Richard L. Van Iderstine, chief of NHTSA’s Visibility and Injury Prevention Division, says the recent interpretation is based on Standard No. 108 text dating back to the mid-1980s. Under the law, non-complying lamps may not be sold to the public. If non-complying lamps have been sold, the manufacturer or importer must recall them. Those who don’t adhere can be assessed civil penalties up to $5,000 per violation, with a limit of $15 million for a series of violations, according to Van Iderstine.

Regarding any aftermarket lights that are currently compliant, Van Iderstine says, “While we have not tested all replacement headlamps, we do believe that there are thousands of replacement headlamp designs intended for use in repairing crash damage that use the same standardized headlamp light source that the original headlamp used.”
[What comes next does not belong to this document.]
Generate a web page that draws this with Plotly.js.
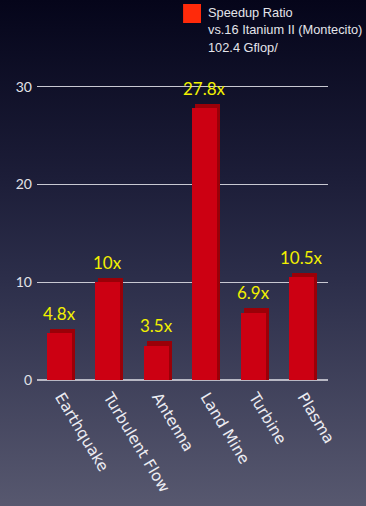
<!DOCTYPE html>
<html>
<head>
<meta charset="utf-8">
<script src="https://cdn.plot.ly/plotly-3.0.1.min.js"></script>
<style>
  html, body { margin: 0; padding: 0; width: 366px; height: 506px; overflow: hidden; }
  body { background: linear-gradient(to bottom, #05051a 0%, #1c1d38 35%, #2c2e4a 55%, #57586f 100%); }
  #chart { width: 366px; height: 506px; }
</style>
</head>
<body>
<div id="chart"></div>
<script>
// Applications and their speedup over a 16-core Itanium II (Montecito) node
const categories = ['Earthquake', 'Turbulent Flow', 'Antenna', 'Land Mine', 'Turbine', 'Plasma'];
const speedup = [4.8, 10, 3.5, 27.8, 6.9, 10.5];
const yTicks = [0, 10, 20, 30];
const legendLines = ['Speedup Ratio', 'vs.16 Itanium II (Montecito)', '102.4 Gflop/'];

const FRONT = '#cc0012';
const SIDE = '#9a0008';
const DEPTH = 0.45;   // extra height of the shaded back face, in data units

// shaded back face, shifted right and up to give the bars some depth
const back = {
  type: 'bar', x: categories, y: speedup.map(v => v + DEPTH),
  width: 0.515, offset: -0.235,
  marker: { color: SIDE, line: { width: 0 } },
  hoverinfo: 'skip', showlegend: false
};
const front = {
  type: 'bar', x: categories, y: speedup,
  width: 0.515, offset: -0.295,
  marker: { color: FRONT, line: { width: 0 } },
  showlegend: false
};

const annotations = categories.map((c, i) => ({
  x: c, y: speedup[i], xref: 'x', yref: 'y',
  text: speedup[i] + 'x', showarrow: false,
  xanchor: 'center', yanchor: 'middle', xshift: -2, yshift: 20,
  font: { family: 'Lato, sans-serif', size: 17, color: '#f2f000' }
}));

// legend block in paper coordinates (plot area height is 300px)
const py = p => (380 - p) / 300;
legendLines.forEach((t, i) => annotations.push({
  x: 0.582, y: py(12 + i * 18), xref: 'paper', yref: 'paper',
  text: t, showarrow: false, xanchor: 'left', yanchor: 'middle',
  font: { family: 'Liberation Sans, Arial, sans-serif', size: 12.8, color: '#e4e4ea' }
}));

const layout = {
  width: 366, height: 506,
  margin: { l: 37, r: 38, t: 80, b: 126 },
  paper_bgcolor: 'rgba(0,0,0,0)', plot_bgcolor: 'rgba(0,0,0,0)',
  barmode: 'overlay', bargap: 0,
  showlegend: false,
  xaxis: {
    type: 'category', range: [-0.5, 5.5],
    tickangle: 59, ticks: '', showgrid: false, zeroline: false,
    showline: false, ticklabelstandoff: 4,
    tickfont: { family: 'DejaVu Sans, sans-serif', size: 15.5, color: '#ececf2' }
  },
  yaxis: {
    range: [0, 30.7], tickvals: yTicks, ticks: '',
    showgrid: true, gridcolor: '#c8c8d2', gridwidth: 1.3,
    zeroline: true, zerolinecolor: '#b8b8c4', zerolinewidth: 2,
    showline: false, ticklabelstandoff: 4,
    tickfont: { family: 'Lato, sans-serif', size: 14, color: '#e2e2e8' }
  },
  shapes: [{
    type: 'rect', xref: 'paper', yref: 'paper',
    x0: 0.502, x1: 0.5635, y0: py(23), y1: py(4),
    fillcolor: '#ff2a0a', line: { width: 0 }
  }],
  annotations: annotations
};

Plotly.newPlot('chart', [back, front], layout, { displayModeBar: false, staticPlot: true });
</script>
</body>
</html>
Cole says the industry is welcome to contact NHTSA with its concerns, but any comment should be restricted only to a discussion of safety, rather than economic impact. “It’s got to be real data — not marketing issues.”

Notwithstanding Cole’s explanation of the controversy (like we said earlier, it is certainly complex), “It’s de facto rulemaking,” counters SEMA’s McDonald, who invites others interested in the issue to make their opinions known to NHTSA.

With the letter of interpretation “they’re treating it like rulemaking. These are not letters of interpretation — these are a change in standards. What they are doing is changing policy,” he adds. “Such a policy not only establishes a design, rather than a performance, standard, but also establishes that the design standard is to be created by the vehicle manufacturer,” notes SEMA lawyer John Russell Deane III in a letter to NHTSA. “The courts have made clear that the standards adopted by NHTSA are to be performance standards, not design.”